Arc Consistency

Arc consistency is a local consistency property in constraint satisfaction that eliminates values from variable domains based on pairwise constraints. A variable is arc-consistent with another if every value in its domain has at least one supporting value in the other's domain — a value that satisfies the binary constraint between them. Enforcing arc consistency prunes the search space before backtracking begins, often revealing that no solution exists without exhaustive search.

The algorithmic appeal of arc consistency is its polynomial-time cost: enforcing it across a CSP with n variables and domain size d requires O(n²d²) time in the worst case. This is cheap relative to the exponential search space it prunes.
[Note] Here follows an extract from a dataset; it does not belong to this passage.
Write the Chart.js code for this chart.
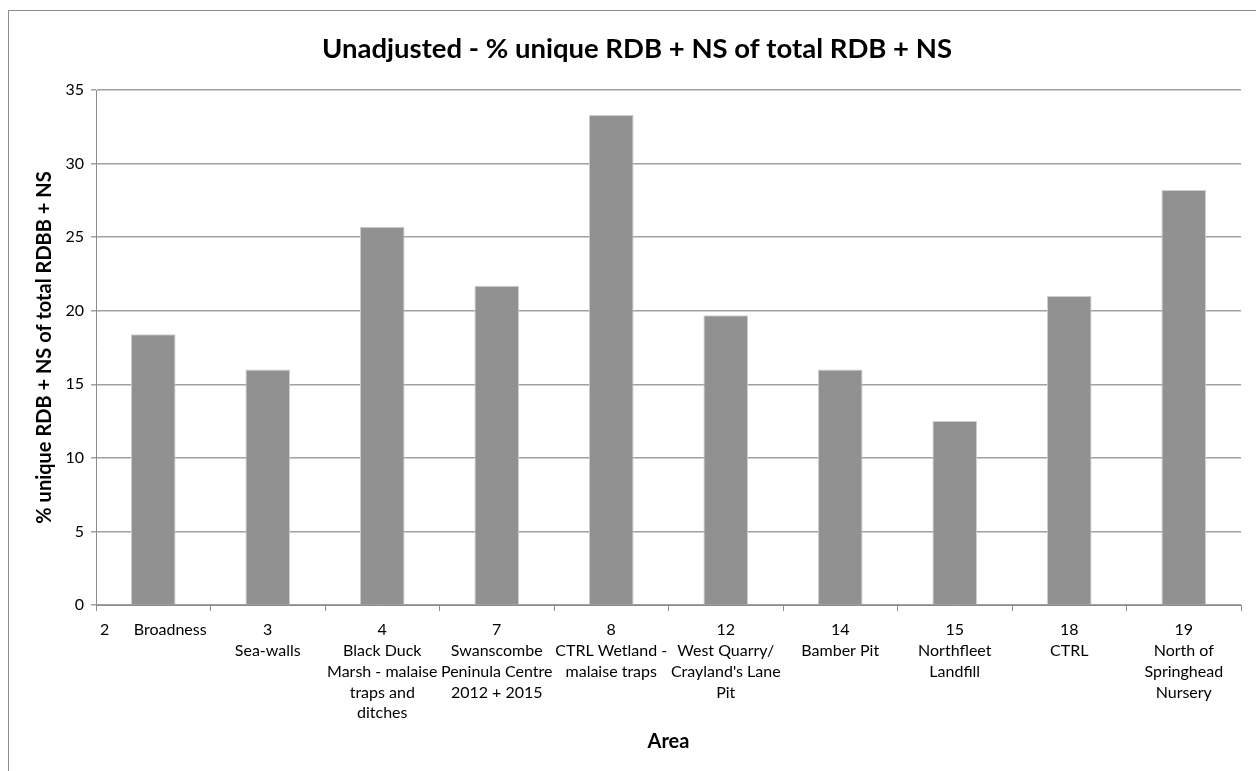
<!DOCTYPE html>
<html>
<head>
<meta charset="utf-8">
<title>Unadjusted - % unique RDB + NS of total RDB + NS</title>
<script src="https://cdn.jsdelivr.net/npm/chart.js@4"></script>
<style>
    body { margin: 0; background: #fff; }
    canvas { display: block; }
</style>
</head>
<body>
<canvas id="areaChart" width="1256" height="771"></canvas>
<script>
// category labels, one array per wrapped label
const areaLabels = [
    ['2      Broadness'],
    ['3', 'Sea-walls'],
    ['4', 'Black Duck', 'Marsh - malaise', 'traps and', 'ditches'],
    ['7', 'Swanscombe', 'Peninula Centre', '2012 + 2015'],
    ['8', 'CTRL Wetland -', 'malaise traps'],
    ['12', 'West Quarry/', "Crayland's Lane", 'Pit'],
    ['14', 'Bamber Pit'],
    ['15', 'Northfleet', 'Landfill'],
    ['18', 'CTRL'],
    ['19', 'North of', 'Springhead', 'Nursery']
];

// % unique RDB + NS
const uniquePct = [18.4, 16.0, 25.7, 21.7, 33.3, 19.7, 16.0, 12.5, 21.0, 28.2];

const yMin = 0;
const yMax = 35;
const yStep = 5;

const chartTitle = 'Unadjusted - % unique RDB + NS of total RDB + NS';
const yTitle = '% unique RDB + NS of total RDBB + NS';
const xTitle = 'Area';

const fontName = 'Lato, "Open Sans", sans-serif';

// white page with the grey frame round the chart
const frame = {
    id: 'frame',
    beforeDraw(chart) {
        const ctx = chart.ctx;
        ctx.save();
        ctx.fillStyle = '#ffffff';
        ctx.fillRect(0, 0, chart.width, chart.height);
        ctx.strokeStyle = '#8c8c8c';
        ctx.lineWidth = 1;
        ctx.strokeRect(8.5, 10.5, chart.width + 20, chart.height + 20);
        ctx.restore();
    }
};

const ctx = document.getElementById('areaChart').getContext('2d');

new Chart(ctx, {
    type: 'bar',
    data: {
        labels: areaLabels,
        datasets: [{
            data: uniquePct,
            backgroundColor: '#919191',
            borderColor: '#cfcfcf',
            borderWidth: 1,
            barPercentage: 0.39,
            categoryPercentage: 1.0
        }]
    },
    options: {
        responsive: false,
        animation: false,
        layout: {
            padding: { left: 33, right: 15, top: 0, bottom: 0 }
        },
        plugins: {
            legend: { display: false },
            tooltip: { enabled: false },
            title: {
                display: true,
                text: chartTitle,
                color: '#000',
                font: { family: fontName, size: 27.5, weight: 'bold' },
                padding: { top: 33, bottom: 24 }
            }
        },
        scales: {
            x: {
                grid: {
                    offset: true,
                    drawOnChartArea: false,
                    color: '#8c8c8c',
                    tickLength: 6
                },
                border: { color: '#8c8c8c', width: 1 },
                ticks: {
                    color: '#000',
                    font: { family: fontName, size: 16, lineHeight: 1.31 },
                    autoSkip: false,
                    maxRotation: 0,
                    minRotation: 0,
                    padding: 8
                },
                title: {
                    display: true,
                    text: xTitle,
                    color: '#000',
                    font: { family: fontName, size: 20, weight: 'bold' },
                    padding: { top: 0, bottom: 17 }
                },
                afterFit(scale) {
                    scale.height = 166;
                }
            },
            y: {
                min: yMin,
                max: yMax,
                ticks: {
                    stepSize: yStep,
                    color: '#000',
                    font: { family: fontName, size: 16 },
                    padding: 7
                },
                grid: {
                    color: '#a0a0a0',
                    lineWidth: 1.5,
                    tickLength: 5
                },
                border: { color: '#8c8c8c', width: 1 },
                title: {
                    display: true,
                    text: yTitle,
                    color: '#000',
                    font: { family: fontName, size: 20, weight: 'bold' },
                    padding: { top: 0, bottom: 0 }
                },
                afterFit(scale) {
                    scale.width = 63;
                }
            }
        }
    },
    plugins: [frame]
});
</script>
</body>
</html>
Yet arc consistency is only one point in a spectrum of propagation strengths — from node consistency (weakest) to path consistency, k-consistency, and global constraints. The choice of propagation level is a systems design decision: stronger propagation removes more infeasible assignments but costs more per node, and the optimal balance depends on constraint graph structure.

The limits of arc consistency are instructive. It guarantees that no solution is eliminated, but it does not guarantee that a solution exists after enforcement. Many CSPs are arc-consistent yet unsatisfiable — the propagation reveals local feasibility while global infeasibility remains hidden. This is the same pattern that appears in distributed systems with local consistency protocols: what holds pairwise may not hold globally.